Robot's role in killing Dallas shooter is a first

A look at the police robots that disable explosives
A look at the police robots that disable explosives

There's nothing new about a dangerous suspect dying at the hands of police.

But Thursday night in Dallas, the situation played out with a twist. Micah Johnson, believed to have fatally shot five police officers, was killed by an explosive device that a robot delivered.

Two executives at robotic companies told CNN this is the first time a police robot has been involved in a civilian's death.

"We saw no other option but to use our bomb robot and place a device on its extension for it to detonate where the suspect was," Dallas police chief David Brown said at a news conference Friday morning. "Other options would have exposed our officers to grave danger."

It's unclear exactly what type of robot was used in the suspect's death. Robots are common inside police departments, and generally used to disable explosive devices or disorient and incapacitate suspects that are barricaded. To do this, the robot generally carries a flashbang, a device that emits a bright light and loud sound. Sometimes these robots are used to place an explosive near a bomb in order to disarm it via explosion.

Northrop Grumman Remotec, which calls itself the largest providers of robots to first responders, declined to comment and referred all questions to the Dallas police department.

The robot was likely expensive, with a price tag of around $100,000, according to Endeavor Robotics chief executive Sean Bielat.

Endeavor Robotics sells its robots to agencies in the greater Dallas area, but wasn't sure if its robot was used in Thursday's incident.

These types of ground robots do not operate autonomously, but are under the control of a human operator. Similar models are used overseas to disable explosive devices in places such as Iraq. Using one to kill a suspect in the U.S. is unheard of.

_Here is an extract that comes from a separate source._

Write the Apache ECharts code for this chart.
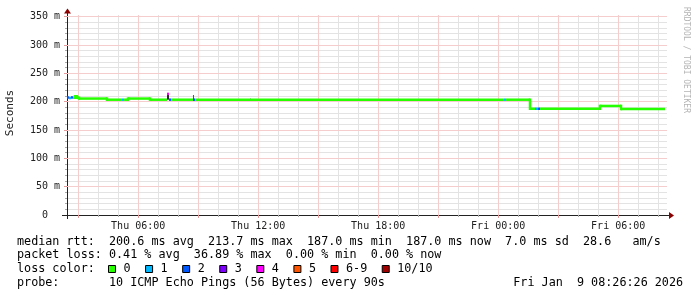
<!DOCTYPE html>
<html><head><meta charset="utf-8">
<script src="https://cdn.jsdelivr.net/npm/echarts@6/dist/echarts.min.js"></script>
<style>html,body{margin:0;padding:0;background:#fff}#c{width:697px;height:297px}</style>
</head><body><div id="c"></div>
<script>
// ---- time range (hours since Thu 00:00) ----
const startH = 2.4406;
const endH = 32.4406;

// ---- tick / label arrays ----
const xMinorHours = [3,4,5,6,7,8,9,10,11,12,13,14,15,16,17,18,19,20,21,22,23,24,25,26,27,28,29,30,31,32];
const xMajorHours = [3,6,9,12,15,18,21,24,27,30];
const xLabelHours = [6,12,18,24,30];
const xLabelText = ['Thu 06:00','Thu 12:00','Thu 18:00','Fri 00:00','Fri 06:00'];
const yMinorTicks = [10,20,30,40,60,70,80,90,110,120,130,140,160,170,180,190,210,220,230,240,260,270,280,290,310,320,330,340];
const yMajorTicks = [50,100,150,200,250,300,350];
const yLabelTicks = [0,50,100,150,200,250,300,350];
const yMax = 353;

// ---- median rtt (ms), step segments: start hour, value, loss count ----
const medStart = [2.44, 2.54, 2.64, 2.74, 2.84, 2.94, 3.04, 4.44, 5.19, 5.29, 5.49, 6.59, 7.44, 7.54, 7.64, 8.74, 8.84, 24.29, 24.39, 25.59, 25.84, 25.99, 26.09, 29.09, 30.14];
const medValue = [207.5, 206.5, 207.5, 207.0, 209.5, 207.0, 205.5, 203.5, 203.5, 203.5, 205.5, 203.5, 213.7, 203.5, 203.5, 203.5, 203.5, 203.5, 203.5, 187.5, 187.5, 187.5, 187.5, 192.5, 187.0];
const medLoss  = [2, 1, 2, 0, 0, 0, 0, 0, 1, 0, 0, 0, 4, 2, 0, 2, 0, 1, 0, 0, 1, 2, 0, 0, 0];
const medEnd = 32.34;

// ---- smoke (ping spread) : start hour, end hour, low, high ----
const smokeStart = [7.44, 8.74, 11.59, 25.55];
const smokeEnd   = [7.54, 8.79, 11.64, 25.62];
const smokeLow   = [203.5, 203.5, 203.5, 188.0];
const smokeHigh  = [213.0, 212.0, 205.5, 203.5];
const smokeColor = ['#2a2a2a', '#555555', '#777777', '#333333'];

// ---- legend ----
const lossLabels = ['0','1','2','3','4','5','6-9','10/10'];
const lossColors = ['#26ff00','#00b8ff','#0059ff','#7e00ff','#ff00ff','#ff5500','#ff0000','#a10000'];
const statLine1 = 'median rtt:  200.6 ms avg  213.7 ms max  187.0 ms min  187.0 ms now  7.0 ms sd  28.6   am/s';
const statLine2 = 'packet loss: 0.41 % avg  36.89 % max  0.00 % min  0.00 % now';
const statLine3 = 'loss color:';
const statLine4 = 'probe:       10 ICMP Echo Pings (56 Bytes) every 90s';
const stampText = 'Fri Jan  9 08:26:26 2026';

function lossIdx(n){ if (n <= 5) return n; if (n < 10) return 6; return 7; }

const medianData = medStart.map((s, i) => [
  s, i < medStart.length - 1 ? medStart[i+1] : medEnd, medValue[i], medLoss[i],
  (i > 0 && lossIdx(medLoss[i-1]) === lossIdx(medLoss[i]) && medValue[i-1] !== medValue[i]) ? medValue[i-1] : -1
]);
const smokeData = smokeStart.map((s, i) => [s, smokeEnd[i], smokeLow[i], smokeHigh[i], i]);

const MONO = '"DejaVu Sans Mono", monospace';
const CW = 7.08;

const graphics = [];
graphics.push({type:'text', x:10.5, y:113, rotation:Math.PI/2,
  style:{text:'Seconds', font:'11px ' + MONO, fill:'#222', align:'center', verticalAlign:'middle'}});
graphics.push({type:'text', x:686.5, y:60, rotation:-Math.PI/2,
  style:{text:'RRDTOOL / TOBI OETIKER', font:'8px ' + MONO, fill:'#b4b4b4', align:'center', verticalAlign:'middle'}});
graphics.push({type:'line', shape:{x1:67.5, y1:10, x2:67.5, y2:16}, style:{stroke:'#222', lineWidth:1}});
graphics.push({type:'polygon', shape:{points:[[64,13.5],[71,13.5],[67.5,8.5]]}, style:{fill:'#8b0000'}});
graphics.push({type:'line', shape:{x1:62, y1:215.5, x2:669, y2:215.5}, style:{stroke:'#222', lineWidth:1}});
graphics.push({type:'line', shape:{x1:67.5, y1:215, x2:67.5, y2:219}, style:{stroke:'#222', lineWidth:1}});
graphics.push({type:'polygon', shape:{points:[[669,212],[669,219],[674,215.5]]}, style:{fill:'#8b0000'}});
const lineY = [241.5, 255.3, 269, 282.7];
[statLine1, statLine2, statLine3, statLine4].forEach((t, i) => {
  graphics.push({type:'text', x:17, y:lineY[i], style:{text:t, font:'11.75px ' + MONO, fill:'#000', verticalAlign:'middle'}});
});
graphics.push({type:'text', x:513.3, y:lineY[3], style:{text:stampText, font:'11.75px ' + MONO, fill:'#000', verticalAlign:'middle'}});
let bx = 108.5;
lossLabels.forEach((lab, i) => {
  graphics.push({type:'rect', shape:{x:bx, y:265.5, width:7, height:7}, style:{fill:lossColors[i], stroke:'#000', lineWidth:1}});
  graphics.push({type:'text', x:bx + 15, y:lineY[2], style:{text:lab, font:'11.75px ' + MONO, fill:'#000', verticalAlign:'middle'}});
  bx += 15 + lab.length * CW + 15;
});

const axisFont = {fontFamily:'DejaVu Sans Mono', fontSize:10, color:'#222'};
const minorGrid = {show:true, lineStyle:{color:'#e3e3e3', type:'solid', width:1}};
const majorGrid = {show:true, lineStyle:{color:'#f5cdcd', type:'solid', width:1}};

const option = {
  animation:false,
  backgroundColor:'#ffffff',
  grid:{left:67, top:15, width:600, height:200, containLabel:false},
  xAxis:[
    {type:'value', min:startH, max:endH, position:'bottom', z:0,
     axisLine:{show:true, lineStyle:{color:'#222', width:1}},
     axisTick:{show:true, customValues:xMinorHours, length:2, lineStyle:{color:'#aaa'}},
     axisLabel:{show:false},
     splitLine:minorGrid},
    {type:'value', min:startH, max:endH, position:'bottom', z:2,
     axisLine:{show:false},
     axisTick:{show:true, customValues:xMajorHours, length:3, lineStyle:{color:'#e49a9a'}},
     axisLabel:{show:false},
     splitLine:majorGrid},
    {type:'value', min:startH, max:endH, position:'bottom', z:2,
     axisLine:{show:false}, axisTick:{show:false}, splitLine:{show:false},
     axisLabel:Object.assign({show:true, customValues:xLabelHours, margin:6,
       formatter:v => { const k = xLabelHours.indexOf(Math.round(v)); return k >= 0 ? xLabelText[k] : ''; }}, axisFont)}
  ],
  yAxis:[
    {type:'value', min:0, max:yMax, position:'left', z:0,
     axisLine:{show:true, lineStyle:{color:'#222', width:1}},
     axisTick:{show:true, customValues:yMinorTicks, length:2, lineStyle:{color:'#aaa'}},
     axisLabel:Object.assign({show:true, customValues:yLabelTicks, margin:7,
       formatter:v => v === 0 ? '0  ' : (Math.round(v) + ' m')}, axisFont),
     splitLine:minorGrid},
    {type:'value', min:0, max:yMax, position:'left', z:2,
     axisLine:{show:false},
     axisTick:{show:true, customValues:yMajorTicks, length:3, lineStyle:{color:'#e49a9a'}},
     axisLabel:{show:false},
     splitLine:majorGrid}
  ],
  series:[
    {type:'custom', name:'smoke', xAxisIndex:0, yAxisIndex:0, clip:true, z:3,
     data:smokeData,
     encode:{x:[0,1], y:[2,3]},
     renderItem:(params, api) => {
       const a = api.coord([api.value(0), api.value(3)]);
       const b = api.coord([api.value(1), api.value(2)]);
       return {type:'rect', shape:{x:a[0], y:a[1], width:Math.max(1, b[0]-a[0]), height:b[1]-a[1]},
         style:{fill:smokeColor[api.value(4)]}};
     }},
    {type:'custom', name:'median', xAxisIndex:0, yAxisIndex:0, clip:true, z:4,
     data:medianData,
     encode:{x:[0,1], y:2},
     renderItem:(params, api) => {
       const s = api.coord([api.value(0), api.value(2)]);
       const e = api.coord([api.value(1), api.value(2)]);
       const col = lossColors[lossIdx(api.value(3))];
       const lw = 2.5;
       const ch = [{type:'rect', shape:{x:s[0], y:s[1]-lw/2, width:e[0]-s[0], height:lw}, style:{fill:col}}];
       const pv = api.value(4);
       if (pv >= 0) {
         const p = api.coord([api.value(0), pv]);
         ch.push({type:'rect', shape:{x:s[0]-lw/2, y:Math.min(p[1], s[1])-lw/2, width:lw, height:Math.abs(p[1]-s[1])+lw}, style:{fill:col}});
       }
       return {type:'group', children:ch};
     }}
  ],
  graphic:graphics
};

const chart = echarts.init(document.getElementById('c'), null, {renderer:'canvas'});
chart.setOption(option);
</script>
</body></html>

"I think this is an anomaly," said Brian Hart, the president of Black-I Robotics, which makes ground robots for the government. He doesn't foresee a new trend of police using robots to kill suspects.

It's unclear if the Dallas robot was present at the time of the explosion, or left the explosive device and retreated to safety so it wouldn't be harmed as well.

Bielat's ground robots, which are designed for law enforcement, aren't designed to be used for lethal purposes. But that doesn't stop them from being used that way.

"If the first responders who were there thought this was the most appropriate way to use it, it must have been the most extreme situation," Bielat said. "It's tragic that this situation ended this way, but it was in respond to an even greater tragedy."

Bielat said using robots in police encounters can actually improve safety and reduce deaths.

"You can't shoot second if you're a person and you're dealing with somebody's who is armed," Bielat said. "But if you're a robot you absolutely can."